In the material below, please retype the lines from the very first through the one with "import * as", exactly and without pictures.

#####

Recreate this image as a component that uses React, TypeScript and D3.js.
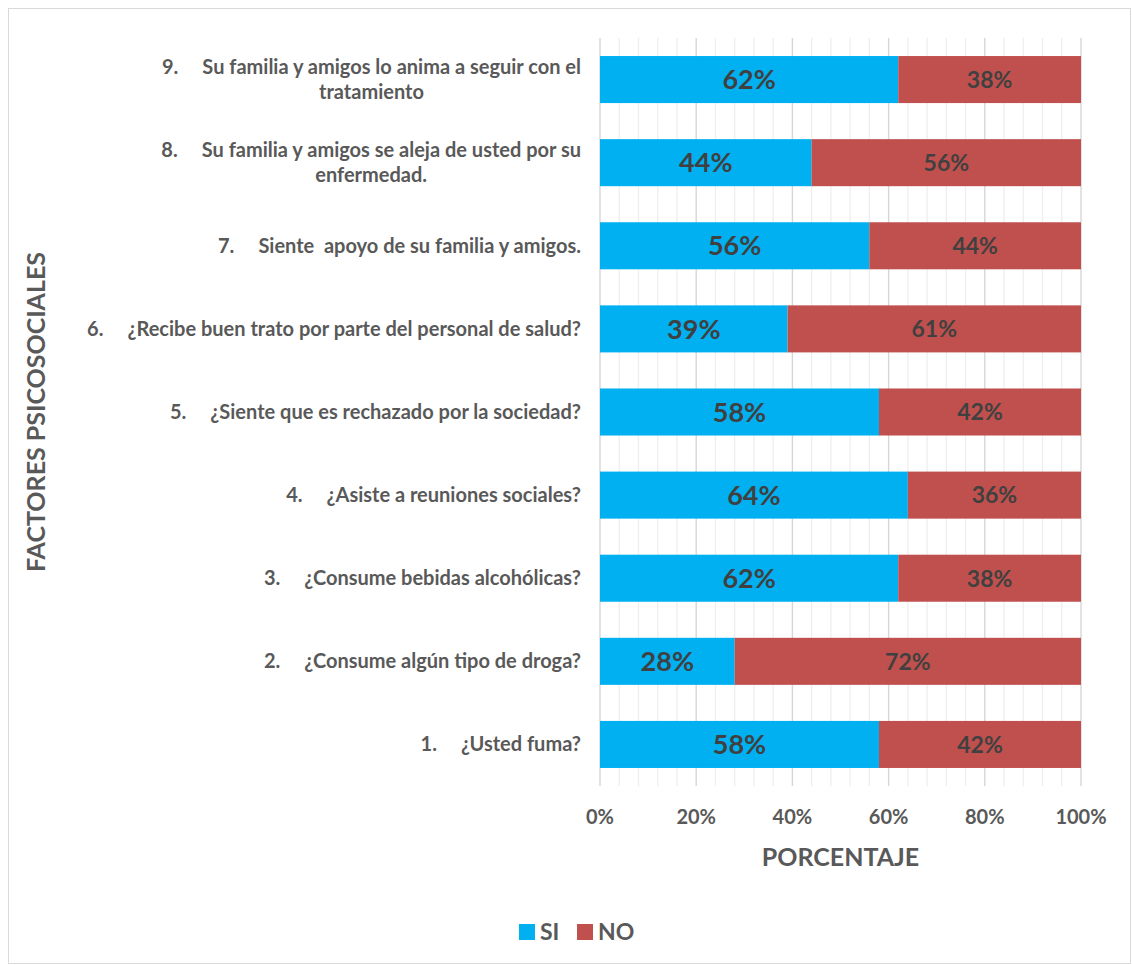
import React, { useEffect, useRef } from "react";
import * as d3 from "d3";

// items numbered 1..9 (bottom to top in the chart)
const itemNumbers = ["1.", "2.", "3.", "4.", "5.", "6.", "7.", "8.", "9."];
const itemLines: string[][] = [
  ["¿Usted fuma?"],
  ["¿Consume algún tipo de droga?"],
  ["¿Consume bebidas alcohólicas?"],
  ["¿Asiste a reuniones sociales?"],
  ["¿Siente que es rechazado por la sociedad?"],
  ["¿Recibe buen trato por parte del personal de salud?"],
  ["Siente  apoyo de su familia y amigos."],
  ["Su familia y amigos se aleja de usted por su", "enfermedad."],
  ["Su familia y amigos lo anima a seguir con el", "tratamiento"],
];
const siValues = [58, 28, 62, 64, 58, 39, 56, 44, 62];
const noValues = [42, 72, 38, 36, 42, 61, 44, 56, 38];
const seriesNames = ["SI", "NO"];
const seriesColors = ["#00B0F0", "#C0504D"];
const xTicks = [0, 20, 40, 60, 80, 100];

const FONT = "Lato, 'Open Sans', sans-serif";

// keep double spaces visible in svg text
const keepSpaces = (s: string) => s.replace(/ {2}/g, " \u00A0");

const App: React.FC = () => {
  const svgRef = useRef<SVGSVGElement | null>(null);

  useEffect(() => {
    const width = 1132;
    const height = 965;
    const plotLeft = 600;
    const plotRight = 1081;
    const plotTop = 38;
    const plotBottom = 786;

    const svg = d3.select(svgRef.current);
    svg.selectAll("*").remove();
    svg.attr("viewBox", [0, 0, width, height]).attr("width", width).attr("height", height);

    // frame
    svg
      .append("rect")
      .attr("x", 8.5)
      .attr("y", 8.5)
      .attr("width", width - 10)
      .attr("height", height - 10)
      .attr("fill", "white")
      .attr("stroke", "#d9d9d9");

    const x = d3.scaleLinear().domain([0, 100]).range([plotLeft, plotRight]);
    const y = d3
      .scaleBand()
      .domain(itemNumbers.slice().reverse())
      .range([plotTop, plotBottom])
      .paddingInner(0.434)
      .paddingOuter(0.217);

    // minor gridlines every 4%
    const minor = d3.range(0, 101, 4).filter((v) => v % 20 !== 0);
    svg
      .append("g")
      .selectAll("line")
      .data(minor)
      .enter()
      .append("line")
      .attr("x1", (d) => x(d))
      .attr("x2", (d) => x(d))
      .attr("y1", plotTop)
      .attr("y2", plotBottom)
      .attr("stroke", "#eeeeee")
      .attr("stroke-width", 1.3);

    // major gridlines
    svg
      .append("g")
      .selectAll("line")
      .data(xTicks)
      .enter()
      .append("line")
      .attr("x1", (d) => x(d))
      .attr("x2", (d) => x(d))
      .attr("y1", plotTop)
      .attr("y2", plotBottom)
      .attr("stroke", "#d6d6d6")
      .attr("stroke-width", 1.4);

    // bars
    const rows = itemNumbers.map((n, i) => ({ n, si: siValues[i], no: noValues[i] }));
    const bars = svg.append("g").selectAll(".bar").data(rows).enter().append("g").attr("class", "bar");

    bars
      .append("rect")
      .attr("x", x(0))
      .attr("y", (d) => y(d.n) as number)
      .attr("width", (d) => x(d.si) - x(0))
      .attr("height", y.bandwidth())
      .attr("fill", seriesColors[0]);

    bars
      .append("rect")
      .attr("x", (d) => x(d.si))
      .attr("y", (d) => y(d.n) as number)
      .attr("width", (d) => x(d.si + d.no) - x(d.si))
      .attr("height", y.bandwidth())
      .attr("fill", seriesColors[1]);

    // data labels
    bars
      .append("text")
      .attr("x", (d) => x(d.si / 2))
      .attr("y", (d) => (y(d.n) as number) + y.bandwidth() / 2)
      .attr("dy", "0.36em")
      .attr("text-anchor", "middle")
      .style("font", `bold 27px ${FONT}`)
      .attr("fill", "#404040")
      .text((d) => `${d.si}%`);

    bars
      .append("text")
      .attr("x", (d) => x(d.si + d.no / 2))
      .attr("y", (d) => (y(d.n) as number) + y.bandwidth() / 2)
      .attr("dy", "0.36em")
      .attr("text-anchor", "middle")
      .style("font", `bold 23px ${FONT}`)
      .attr("fill", "#404040")
      .text((d) => `${d.no}%`);

    // category labels
    const labelRight = 581;
    const labelG = svg
      .append("g")
      .style("font", `bold 20px ${FONT}`)
      .attr("fill", "#595959");
    itemNumbers.forEach((n, i) => {
      const lines = itemLines[i];
      const cy = (y(n) as number) + y.bandwidth() / 2;
      const lh = 25;
      const first = labelG
        .append("text")
        .attr("x", labelRight)
        .attr("y", cy - ((lines.length - 1) * lh) / 2)
        .attr("dy", "0.35em")
        .attr("text-anchor", "end");
      first.append("tspan").text(n);
      first.append("tspan").attr("dx", 24).text(keepSpaces(lines[0]));
      if (lines.length > 1) {
        const w = (first.node() as SVGTextElement).getComputedTextLength() + 24;
        const center = labelRight - w / 2;
        lines.slice(1).forEach((ln, k) => {
          labelG
            .append("text")
            .attr("x", center)
            .attr("y", cy - ((lines.length - 1) * lh) / 2 + (k + 1) * lh)
            .attr("dy", "0.35em")
            .attr("text-anchor", "middle")
            .text(keepSpaces(ln));
        });
      }
    });

    // x tick labels
    svg
      .append("g")
      .selectAll("text")
      .data(xTicks)
      .enter()
      .append("text")
      .attr("x", (d) => x(d))
      .attr("y", 824)
      .attr("text-anchor", "middle")
      .style("font", `bold 20px ${FONT}`)
      .attr("fill", "#595959")
      .text((d) => `${d}%`);

    // axis titles
    svg
      .append("text")
      .attr("x", x(50))
      .attr("y", 866)
      .attr("text-anchor", "middle")
      .style("font", `bold 25px ${FONT}`)
      .attr("fill", "#595959")
      .text("PORCENTAJE");

    svg
      .append("text")
      .attr("transform", `translate(45,${(plotTop + plotBottom) / 2}) rotate(-90)`)
      .attr("text-anchor", "middle")
      .style("font", `bold 25px ${FONT}`)
      .attr("fill", "#595959")
      .text("FACTORES PSICOSOCIALES");

    // legend
    const legend = svg.append("g");
    const lx = [519, 577];
    seriesNames.forEach((name, i) => {
      legend
        .append("rect")
        .attr("x", lx[i])
        .attr("y", 924)
        .attr("width", 16)
        .attr("height", 16)
        .attr("fill", seriesColors[i]);
      legend
        .append("text")
        .attr("x", lx[i] + 21)
        .attr("y", 940)
        .style("font", `bold 23px ${FONT}`)
        .attr("fill", "#595959")
        .text(name);
    });
  }, []);

  return (
    <svg
      ref={svgRef}
      style={{ position: "absolute", left: 0, top: 0, display: "block" }}
    ></svg>
  );
};

export default App;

#####

### Answer to this task
Recreate this image as a component that uses React, TypeScript and D3.js.
import React, { useEffect, useRef } from "react";
import * as d3 from "d3";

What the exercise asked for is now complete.